La calle principal es muy tranquila. En su extremo superior hay un pequeño cementerio turco, flores de piedra en un pequeño jardín para los muertos. En su extremo inferior comienza el bazar oriental. Aproximadamente en medio y en diagonal, uno frente a otro, hay dos grandes hoteles con cafeterías en las terrazas. El viento se mueve entre los viejos periódicos como si fueran hojas caídas. Los camareros se mantienen a la espera ante las puertas, más para verificar que para atender el negocio turístico. Viejos mozos de cuerda se apoyan en la pared, recuerdan la paz y el sosiego de antes de la guerra. Uno de ellos lleva barba, fantasma de la monarquía austro-húngara. Hombres muy viejos, probablemente notarios jubilados, hablan el alemán del ejército de la época austríaca. Un librero vende papel, libros y revistas literarias, más bien a modo representativo. Me llevaré un Maupassant (a pesar de que ya hay Dekobra en stock) para una noche en el tren sin coche-cama. Una palabra lleva a la otra. Me entero de que el interés por la literatura en Sarajevo ha desaparecido. Sólo un maestro se ha abonado a dos semanarios literarios. (¡Qué bueno es saber que todavía existe este tipo maestros!) Por la tarde salen a pasear las mujeres. Mujeres hermosas, austeras. Es el desfile de una pequeña ciudad. Las hermosas mujeres caminan de dos en dos, o en grupos de tres, como miembros de un internado. Los hombres se quitan incesantemente los sombreros en señal de saludo, aquí todos se conocen tan bien que me siento triplemente extranjero. Estaría por ver una película, una película histórica costumbrista donde la gente no se conoce entre sí, donde se han omitido las escenas en las que se saludan, uno es un extraño entre extraños; la sala está a oscuras, la luz que entra durante las crueles pausas me asusta. También es saludable leer el periódico, uno puede enterarse de lo que sucede en el mundo que acaba de dejar para ver mundo.

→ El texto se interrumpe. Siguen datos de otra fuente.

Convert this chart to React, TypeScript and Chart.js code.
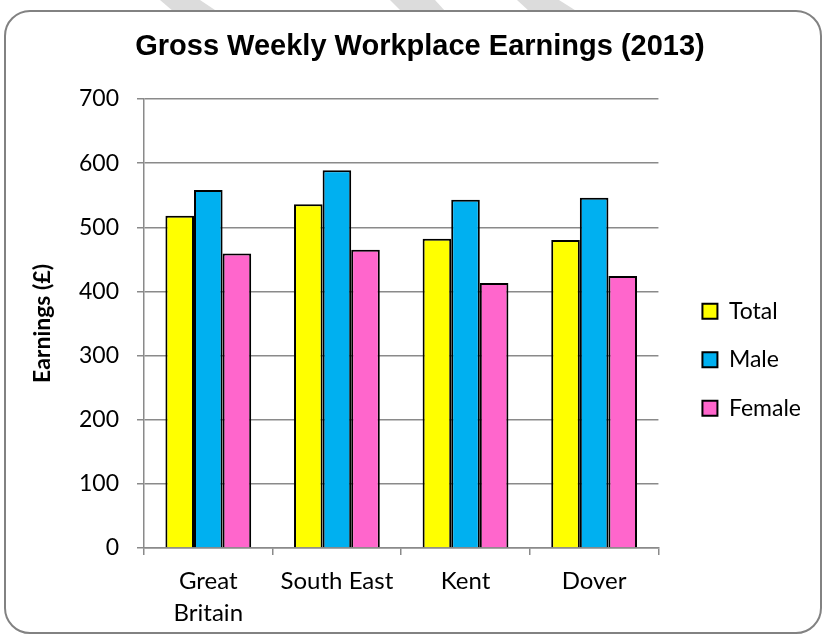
import React, { useEffect, useRef } from "react";
import { Chart, registerables } from "chart.js";

Chart.register(...registerables);

const categories: (string | string[])[] = [["Great", "Britain"], "South East", "Kent", "Dover"];
const seriesNames = ["Total", "Male", "Female"];
const totalValues = [518, 536, 482, 480];
const maleValues = [558, 589, 543, 546];
const femaleValues = [459, 465, 413, 424];
const yMin = 0;
const yMax = 700;
const yStep = 100;
const titleText = "Gross Weekly Workplace Earnings (2013)";
const yAxisTitle = "Earnings (£)";

const colors = ["#FFFF00", "#00B0F0", "#FF66CC"];
const GRID = "#8a8a8a";
const TICK_FONT = "Lato, 'Open Sans', sans-serif";

export default function App() {
  const ref = useRef<HTMLCanvasElement | null>(null);

  useEffect(() => {
    if (!ref.current) return;
    const values = [totalValues, maleValues, femaleValues];
    const chart = new Chart(ref.current, {
      type: "bar",
      data: {
        labels: categories,
        datasets: seriesNames.map((name, i) => ({
          label: name,
          data: values[i],
          backgroundColor: colors[i],
          borderColor: "#000000",
          borderWidth: 2,
          barPercentage: 1,
          categoryPercentage: 0.667,
        })),
      },
      options: {
        animation: false,
        responsive: true,
        maintainAspectRatio: false,
        layout: { padding: { left: 29, right: 14, top: 0, bottom: 0 } },
        plugins: {
          tooltip: { enabled: false },
          title: {
            display: true,
            text: titleText,
            color: "#000000",
            font: { family: "'Liberation Sans', Arial, sans-serif", size: 29, weight: "bold", lineHeight: 1.2 },
            padding: { top: 30, bottom: 34.2 },
          },
          legend: {
            display: true,
            position: "right",
            title: {
              display: true,
              text: " ",
              font: { size: 12, lineHeight: 1 },
              padding: { top: 52, bottom: 0 },
            },
            labels: {
              boxWidth: 15,
              boxHeight: 15,
              padding: 44,
              color: "#000000",
              font: { family: TICK_FONT, size: 23, lineHeight: "4.5px" },
              generateLabels: (c: any) => {
                const items = Chart.defaults.plugins.legend.labels.generateLabels(c);
                return items.map((it: any) => ({ ...it, text: [it.text], lineWidth: 2 }));
              },
            },
          },
        },
        scales: {
          x: {
            offset: true,
            grid: {
              display: true,
              drawOnChartArea: false,
              drawTicks: true,
              tickLength: 7,
              color: GRID,
              lineWidth: 1.5,
              offset: true,
            },
            border: { display: true, color: GRID, width: 1.5 },
            ticks: {
              color: "#000000",
              padding: 11,
              font: { family: TICK_FONT, size: 24, lineHeight: 1.3 },
              maxRotation: 0,
              autoSkip: false,
            },
            afterFit: (scale: any) => {
              scale.height = 89;
            },
          },
          y: {
            min: yMin,
            max: yMax,
            grid: {
              display: true,
              drawTicks: true,
              tickLength: 7,
              color: GRID,
              lineWidth: 1.5,
            },
            border: { display: true, color: GRID, width: 1.5 },
            ticks: {
              stepSize: yStep,
              color: "#000000",
              padding: 18,
              font: { family: TICK_FONT, size: 23 },
            },
            title: {
              display: true,
              text: yAxisTitle,
              color: "#000000",
              font: { family: TICK_FONT, size: 23, weight: "bold", lineHeight: 1.2 },
              padding: { top: 0, bottom: 0 },
            },
            afterFit: (scale: any) => {
              scale.width = 115;
            },
          },
        },
      },
    });
    return () => chart.destroy();
  }, []);

  const stripe = (pts: string) => (
    <div
      style={{
        position: "absolute",
        left: 0,
        top: 0,
        width: 825,
        height: 12,
        background: "#dcdcdc",
        clipPath: `polygon(${pts})`,
      }}
    />
  );

  return (
    <div style={{ position: "fixed", left: 0, top: 0, width: 825, height: 637, background: "#ffffff", overflow: "hidden" }}>
      {stripe("160px 0, 200px 0, 218px 12px, 174px 12px")}
      {stripe("390px 0, 435px 0, 446px 12px, 402px 12px")}
      {stripe("517px 0, 559px 0, 578px 12px, 530px 12px")}
      <div
        style={{
          position: "absolute",
          left: 4,
          top: 10,
          width: 818,
          height: 624,
          border: "2px solid #828282",
          borderRadius: 26,
          background: "#ffffff",
          boxSizing: "border-box",
        }}
      />
      <div style={{ position: "absolute", left: 0, top: 0, width: 825, height: 637 }}>
        <canvas ref={ref} />
      </div>
    </div>
  );
}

A las diez todo está tranquilo. Atrae el centelleo de un local nocturno a lo lejos, en una oscura calle: es una celebración familiar. A la otra orilla del río, en el lado turco de la ciudad, las casas ascienden sobre terrazas, sus luces se disuelven en la niebla; recuerdan a la disposición de las velas, distantes en amplios escalones de un alto y ancho altar.
Hay un teatro, se interpreta ópera, hay un museo, hay hospitales, un juzgado, policía, todo lo que una ciudad puede necesitar. ¡Una ciudad! ¡Como si Sarajevo fuera una ciudad como cualquier otra! Todas las tumbas de los héroes, todas las fosas comunes, todos los campos de batalla, todos los gases tóxicos, todos los lisiados, todas las viudas de guerra, todos los soldados desconocidos: aquí empezó todo. No deseo la destrucción de esta ciudad, ¡cómo iba a desearla! Tiene gente buena y agradable, mujeres hermosas, encantadores niños inocentes, animales que disfrutan de la vida, mariposas sobre las lápidas del cementerio turco. Sin embargo, aquí comenzó la guerra. El mundo ha sido destruido y Sarajevo permanece en pie. No debería ser una ciudad, debería ser para todos un monumento al recuerdo terrible.